■ Given request:
Print the material below exactly as it stands, please, from its first line to the line holding "0.3, 0.4, 0.5]", with no pictures.

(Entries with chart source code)
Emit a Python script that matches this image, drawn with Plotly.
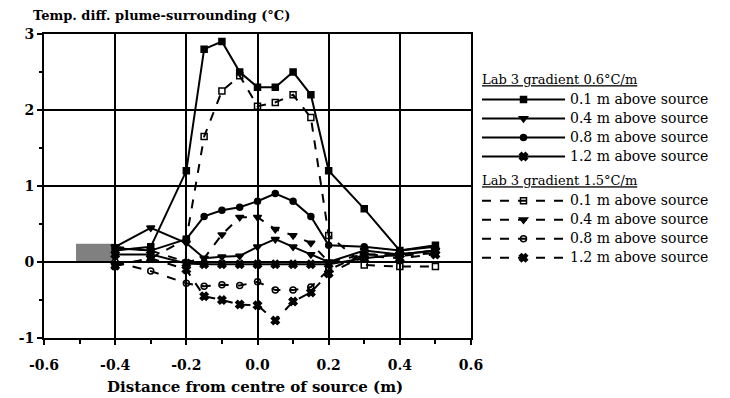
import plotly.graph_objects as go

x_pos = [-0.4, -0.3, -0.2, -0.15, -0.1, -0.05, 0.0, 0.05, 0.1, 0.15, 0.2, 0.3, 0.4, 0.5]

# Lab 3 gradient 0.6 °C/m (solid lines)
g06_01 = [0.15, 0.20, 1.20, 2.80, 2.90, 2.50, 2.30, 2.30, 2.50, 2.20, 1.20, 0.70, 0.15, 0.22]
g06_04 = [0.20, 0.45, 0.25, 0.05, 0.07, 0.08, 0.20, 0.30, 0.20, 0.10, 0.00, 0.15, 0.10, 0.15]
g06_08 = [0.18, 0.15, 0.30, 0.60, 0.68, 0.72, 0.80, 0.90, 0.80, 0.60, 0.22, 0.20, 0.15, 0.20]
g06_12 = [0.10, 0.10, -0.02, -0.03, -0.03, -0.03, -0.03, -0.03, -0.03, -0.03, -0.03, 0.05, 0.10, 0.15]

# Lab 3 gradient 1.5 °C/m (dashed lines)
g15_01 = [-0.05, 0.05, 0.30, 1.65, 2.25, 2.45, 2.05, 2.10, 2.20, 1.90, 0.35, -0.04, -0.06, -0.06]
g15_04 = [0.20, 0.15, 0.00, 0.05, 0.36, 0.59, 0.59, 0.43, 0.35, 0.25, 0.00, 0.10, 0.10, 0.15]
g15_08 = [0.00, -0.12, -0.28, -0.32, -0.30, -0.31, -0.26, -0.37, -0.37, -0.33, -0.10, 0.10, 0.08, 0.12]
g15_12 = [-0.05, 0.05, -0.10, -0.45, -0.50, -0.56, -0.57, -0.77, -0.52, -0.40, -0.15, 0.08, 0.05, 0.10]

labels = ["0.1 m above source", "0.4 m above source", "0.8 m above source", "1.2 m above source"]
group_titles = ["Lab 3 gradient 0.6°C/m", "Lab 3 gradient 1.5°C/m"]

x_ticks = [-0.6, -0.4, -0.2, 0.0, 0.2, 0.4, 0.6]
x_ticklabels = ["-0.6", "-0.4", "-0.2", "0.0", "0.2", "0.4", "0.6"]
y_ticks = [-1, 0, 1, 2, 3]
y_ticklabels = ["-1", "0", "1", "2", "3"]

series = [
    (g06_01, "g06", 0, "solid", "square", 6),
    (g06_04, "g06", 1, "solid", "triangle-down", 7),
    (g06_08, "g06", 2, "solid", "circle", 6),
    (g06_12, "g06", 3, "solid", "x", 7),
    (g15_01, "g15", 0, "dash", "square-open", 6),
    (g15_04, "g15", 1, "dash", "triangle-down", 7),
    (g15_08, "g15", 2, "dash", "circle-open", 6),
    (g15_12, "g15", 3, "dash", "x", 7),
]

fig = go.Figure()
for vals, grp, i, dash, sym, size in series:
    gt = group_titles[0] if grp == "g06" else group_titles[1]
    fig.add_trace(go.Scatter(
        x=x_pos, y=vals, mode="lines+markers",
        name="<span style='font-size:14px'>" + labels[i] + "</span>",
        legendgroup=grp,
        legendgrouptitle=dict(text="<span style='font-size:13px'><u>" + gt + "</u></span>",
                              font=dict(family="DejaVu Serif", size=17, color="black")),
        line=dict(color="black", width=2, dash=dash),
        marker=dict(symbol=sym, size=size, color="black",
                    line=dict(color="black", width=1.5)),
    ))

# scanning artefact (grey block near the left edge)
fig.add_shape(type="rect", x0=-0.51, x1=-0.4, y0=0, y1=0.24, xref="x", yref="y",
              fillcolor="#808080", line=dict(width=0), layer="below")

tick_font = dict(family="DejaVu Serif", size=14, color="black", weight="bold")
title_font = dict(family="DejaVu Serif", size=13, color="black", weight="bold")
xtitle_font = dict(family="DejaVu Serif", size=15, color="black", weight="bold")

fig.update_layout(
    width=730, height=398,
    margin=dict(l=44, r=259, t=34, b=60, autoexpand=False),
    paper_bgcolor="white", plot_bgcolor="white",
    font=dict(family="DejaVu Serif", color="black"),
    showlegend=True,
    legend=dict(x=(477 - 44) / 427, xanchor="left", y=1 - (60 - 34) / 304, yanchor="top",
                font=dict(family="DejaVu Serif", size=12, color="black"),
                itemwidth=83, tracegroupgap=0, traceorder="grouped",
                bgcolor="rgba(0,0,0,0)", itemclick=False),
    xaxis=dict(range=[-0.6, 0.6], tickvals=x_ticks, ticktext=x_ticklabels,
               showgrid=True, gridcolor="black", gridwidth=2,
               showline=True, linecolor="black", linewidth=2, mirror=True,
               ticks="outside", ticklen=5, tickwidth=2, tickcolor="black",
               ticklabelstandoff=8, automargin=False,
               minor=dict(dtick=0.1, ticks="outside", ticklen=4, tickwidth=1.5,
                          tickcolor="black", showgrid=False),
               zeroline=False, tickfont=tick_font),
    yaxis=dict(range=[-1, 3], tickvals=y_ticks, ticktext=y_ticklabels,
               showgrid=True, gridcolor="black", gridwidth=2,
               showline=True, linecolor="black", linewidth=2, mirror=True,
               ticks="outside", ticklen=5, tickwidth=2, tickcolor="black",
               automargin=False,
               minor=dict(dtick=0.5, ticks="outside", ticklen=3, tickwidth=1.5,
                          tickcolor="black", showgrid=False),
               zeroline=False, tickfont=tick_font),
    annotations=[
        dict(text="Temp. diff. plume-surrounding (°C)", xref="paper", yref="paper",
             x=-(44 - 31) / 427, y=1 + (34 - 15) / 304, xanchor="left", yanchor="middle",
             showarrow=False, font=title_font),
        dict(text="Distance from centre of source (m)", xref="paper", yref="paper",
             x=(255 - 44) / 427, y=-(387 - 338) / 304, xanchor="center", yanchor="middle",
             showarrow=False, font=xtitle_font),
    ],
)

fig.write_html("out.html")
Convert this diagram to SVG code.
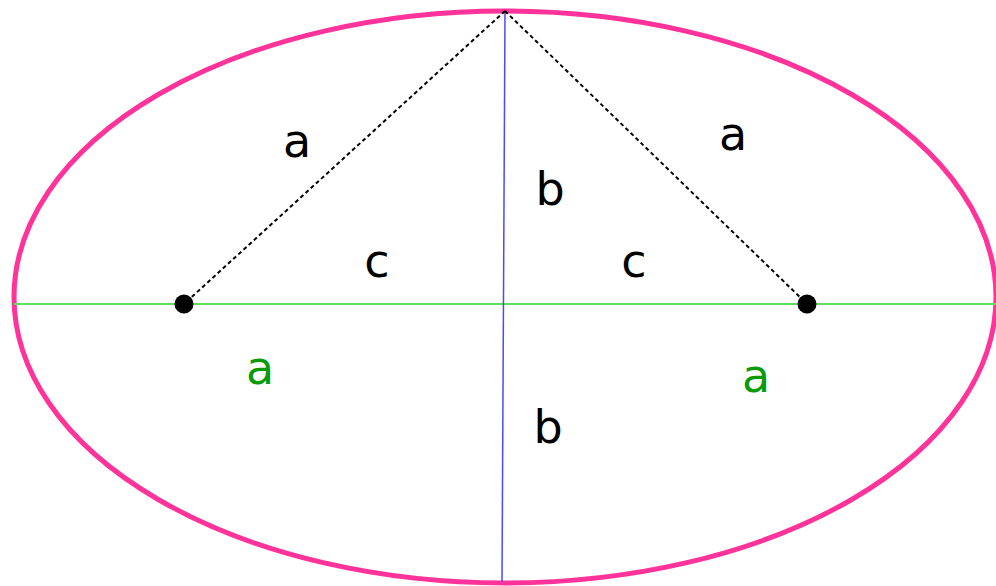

■ Result:
Emit a Python script that matches this image, drawn with Plotly.
import plotly.graph_objects as go

x_pos = [-0.4, -0.3, -0.2, -0.15, -0.1, -0.05, 0.0, 0.05, 0.1, 0.15, 0.2, 0.3, 0.4, 0.5]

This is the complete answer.